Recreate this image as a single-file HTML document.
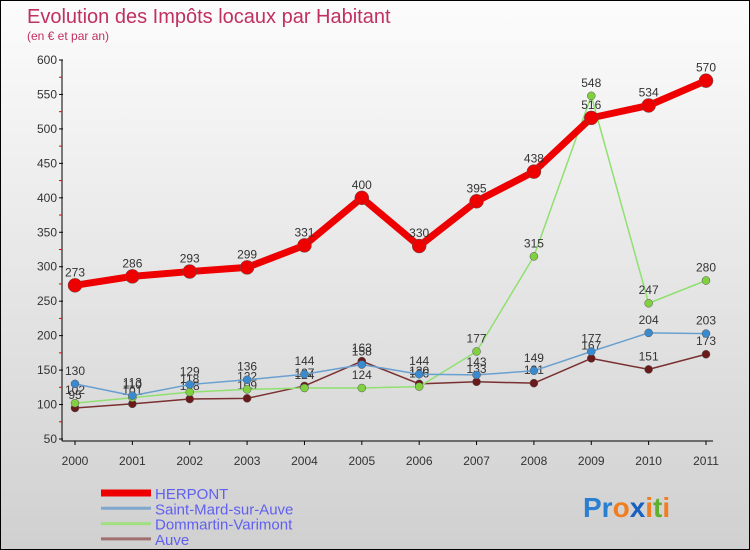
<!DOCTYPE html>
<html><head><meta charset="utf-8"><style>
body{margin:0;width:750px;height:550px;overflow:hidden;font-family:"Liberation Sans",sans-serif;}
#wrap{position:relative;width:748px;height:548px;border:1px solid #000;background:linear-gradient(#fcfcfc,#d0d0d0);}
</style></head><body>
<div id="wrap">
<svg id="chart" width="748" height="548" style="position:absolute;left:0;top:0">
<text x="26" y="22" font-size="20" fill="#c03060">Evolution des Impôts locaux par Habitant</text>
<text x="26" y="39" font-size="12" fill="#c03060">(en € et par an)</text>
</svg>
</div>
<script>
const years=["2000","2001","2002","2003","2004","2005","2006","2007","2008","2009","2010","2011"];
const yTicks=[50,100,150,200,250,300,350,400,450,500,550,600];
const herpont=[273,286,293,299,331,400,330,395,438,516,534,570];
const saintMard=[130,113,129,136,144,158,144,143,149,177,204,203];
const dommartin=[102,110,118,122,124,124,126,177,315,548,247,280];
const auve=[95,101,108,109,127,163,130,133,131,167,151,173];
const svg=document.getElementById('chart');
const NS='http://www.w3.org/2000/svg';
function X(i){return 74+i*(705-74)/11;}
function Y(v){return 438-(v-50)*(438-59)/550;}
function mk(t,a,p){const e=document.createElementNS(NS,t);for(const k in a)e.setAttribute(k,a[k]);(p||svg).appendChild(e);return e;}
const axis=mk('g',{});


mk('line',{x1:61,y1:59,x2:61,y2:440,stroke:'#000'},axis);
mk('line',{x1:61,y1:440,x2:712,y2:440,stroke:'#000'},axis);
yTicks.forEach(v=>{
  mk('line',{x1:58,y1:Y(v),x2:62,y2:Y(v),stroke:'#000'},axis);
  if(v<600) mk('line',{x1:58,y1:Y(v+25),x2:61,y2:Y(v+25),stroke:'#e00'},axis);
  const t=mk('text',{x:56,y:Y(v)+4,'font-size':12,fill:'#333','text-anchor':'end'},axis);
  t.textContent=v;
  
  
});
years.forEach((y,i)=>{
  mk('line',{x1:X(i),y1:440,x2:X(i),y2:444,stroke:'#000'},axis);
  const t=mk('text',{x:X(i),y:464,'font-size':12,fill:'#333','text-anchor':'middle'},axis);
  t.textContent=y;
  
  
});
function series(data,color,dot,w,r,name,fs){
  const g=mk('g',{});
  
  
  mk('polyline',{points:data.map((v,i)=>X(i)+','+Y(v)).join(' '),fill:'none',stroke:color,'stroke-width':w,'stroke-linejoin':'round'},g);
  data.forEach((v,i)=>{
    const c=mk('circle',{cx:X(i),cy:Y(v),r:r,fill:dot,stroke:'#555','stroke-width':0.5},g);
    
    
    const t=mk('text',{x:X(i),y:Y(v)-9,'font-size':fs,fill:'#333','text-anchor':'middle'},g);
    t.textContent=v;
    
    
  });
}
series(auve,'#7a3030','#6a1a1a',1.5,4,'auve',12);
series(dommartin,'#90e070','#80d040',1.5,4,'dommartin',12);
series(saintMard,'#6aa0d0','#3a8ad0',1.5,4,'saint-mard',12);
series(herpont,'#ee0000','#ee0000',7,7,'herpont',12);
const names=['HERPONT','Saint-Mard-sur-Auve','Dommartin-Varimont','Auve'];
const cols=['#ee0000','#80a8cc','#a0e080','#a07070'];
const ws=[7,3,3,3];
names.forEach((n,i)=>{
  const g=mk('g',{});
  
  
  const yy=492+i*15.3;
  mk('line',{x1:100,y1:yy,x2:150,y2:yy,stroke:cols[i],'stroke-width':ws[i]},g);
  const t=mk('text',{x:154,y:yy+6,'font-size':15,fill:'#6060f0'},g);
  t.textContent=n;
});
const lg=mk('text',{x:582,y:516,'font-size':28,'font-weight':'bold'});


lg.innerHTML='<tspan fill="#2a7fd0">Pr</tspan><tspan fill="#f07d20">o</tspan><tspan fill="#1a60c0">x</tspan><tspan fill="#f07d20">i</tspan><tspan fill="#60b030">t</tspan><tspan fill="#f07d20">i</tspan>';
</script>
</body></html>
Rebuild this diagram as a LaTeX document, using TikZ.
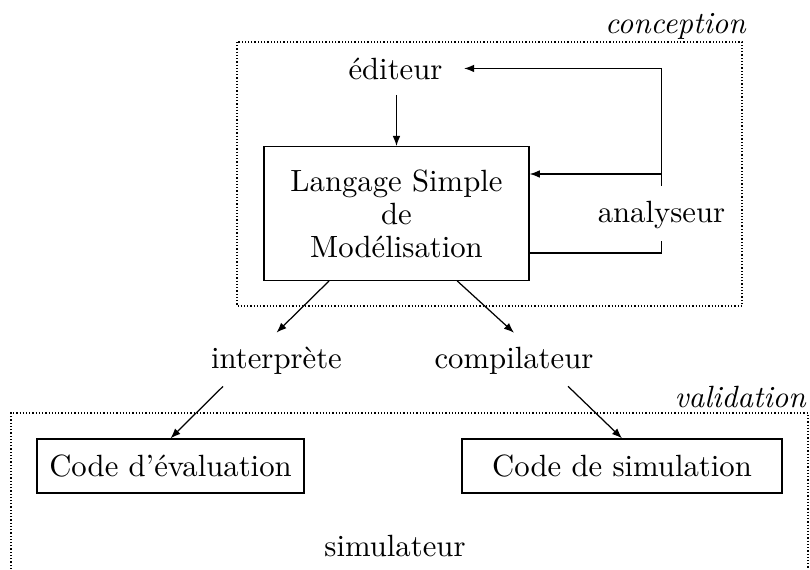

^^^^^^^^^^^^^^^^

# EXERCISE
Pictures stay out; repeat all the rest of the records exactly.

# OUTPUT OF THE EXERCISE
Recreate this image as a single-file HTML document.
<!DOCTYPE html>
<html><head><meta charset="utf-8"><style>
body{margin:0;width:750px;height:550px;overflow:hidden;font-family:"Liberation Sans",sans-serif;}
#wrap{position:relative;width:748px;height:548px;border:1px solid #000;background:linear-gradient(#fcfcfc,#d0d0d0);}
</style></head><body>
<div id="wrap">
<svg id="chart" width="748" height="548" style="position:absolute;left:0;top:0">
<text x="26" y="22" font-size="20" fill="#c03060">Evolution des Impôts locaux par Habitant</text>
<text x="26" y="39" font-size="12" fill="#c03060">(en € et par an)</text>
</svg>
</div>
<script>
const years=["2000","2001","2002","2003","2004","2005","2006","2007","2008","2009","2010","2011"];
const yTicks=[50,100,150,200,250,300,350,400,450,500,550,600];
const herpont=[273,286,293,299,331,400,330,395,438,516,534,570];
const saintMard=[130,113,129,136,144,158,144,143,149,177,204,203];
const dommartin=[102,110,118,122,124,124,126,177,315,548,247,280];
const auve=[95,101,108,109,127,163,130,133,131,167,151,173];
const svg=document.getElementById('chart');
const NS='http://www.w3.org/2000/svg';
function X(i){return 74+i*(705-74)/11;}
function Y(v){return 438-(v-50)*(438-59)/550;}
function mk(t,a,p){const e=document.createElementNS(NS,t);for(const k in a)e.setAttribute(k,a[k]);(p||svg).appendChild(e);return e;}
const axis=mk('g',{});


mk('line',{x1:61,y1:59,x2:61,y2:440,stroke:'#000'},axis);
mk('line',{x1:61,y1:440,x2:712,y2:440,stroke:'#000'},axis);
yTicks.forEach(v=>{
  mk('line',{x1:58,y1:Y(v),x2:62,y2:Y(v),stroke:'#000'},axis);
  if(v<600) mk('line',{x1:58,y1:Y(v+25),x2:61,y2:Y(v+25),stroke:'#e00'},axis);
  const t=mk('text',{x:56,y:Y(v)+4,'font-size':12,fill:'#333','text-anchor':'end'},axis);
  t.textContent=v;
  
  
});
years.forEach((y,i)=>{
  mk('line',{x1:X(i),y1:440,x2:X(i),y2:444,stroke:'#000'},axis);
  const t=mk('text',{x:X(i),y:464,'font-size':12,fill:'#333','text-anchor':'middle'},axis);
  t.textContent=y;
  
  
});
function series(data,color,dot,w,r,name,fs){
  const g=mk('g',{});
  
  
  mk('polyline',{points:data.map((v,i)=>X(i)+','+Y(v)).join(' '),fill:'none',stroke:color,'stroke-width':w,'stroke-linejoin':'round'},g);
  data.forEach((v,i)=>{
    const c=mk('circle',{cx:X(i),cy:Y(v),r:r,fill:dot,stroke:'#555','stroke-width':0.5},g);
    
    
    const t=mk('text',{x:X(i),y:Y(v)-9,'font-size':fs,fill:'#333','text-anchor':'middle'},g);
    t.textContent=v;
    
    
  });
}
series(auve,'#7a3030','#6a1a1a',1.5,4,'auve',12);
series(dommartin,'#90e070','#80d040',1.5,4,'dommartin',12);
series(saintMard,'#6aa0d0','#3a8ad0',1.5,4,'saint-mard',12);
series(herpont,'#ee0000','#ee0000',7,7,'herpont',12);
const names=['HERPONT','Saint-Mard-sur-Auve','Dommartin-Varimont','Auve'];
const cols=['#ee0000','#80a8cc','#a0e080','#a07070'];
const ws=[7,3,3,3];
names.forEach((n,i)=>{
  const g=mk('g',{});
  
  
  const yy=492+i*15.3;
  mk('line',{x1:100,y1:yy,x2:150,y2:yy,stroke:cols[i],'stroke-width':ws[i]},g);
  const t=mk('text',{x:154,y:yy+6,'font-size':15,fill:'#6060f0'},g);
  t.textContent=n;
});
const lg=mk('text',{x:582,y:516,'font-size':28,'font-weight':'bold'});


lg.innerHTML='<tspan fill="#2a7fd0">Pr</tspan><tspan fill="#f07d20">o</tspan><tspan fill="#1a60c0">x</tspan><tspan fill="#f07d20">i</tspan><tspan fill="#60b030">t</tspan><tspan fill="#f07d20">i</tspan>';
</script>
</body></html>
Rebuild this diagram as a LaTeX document, using TikZ.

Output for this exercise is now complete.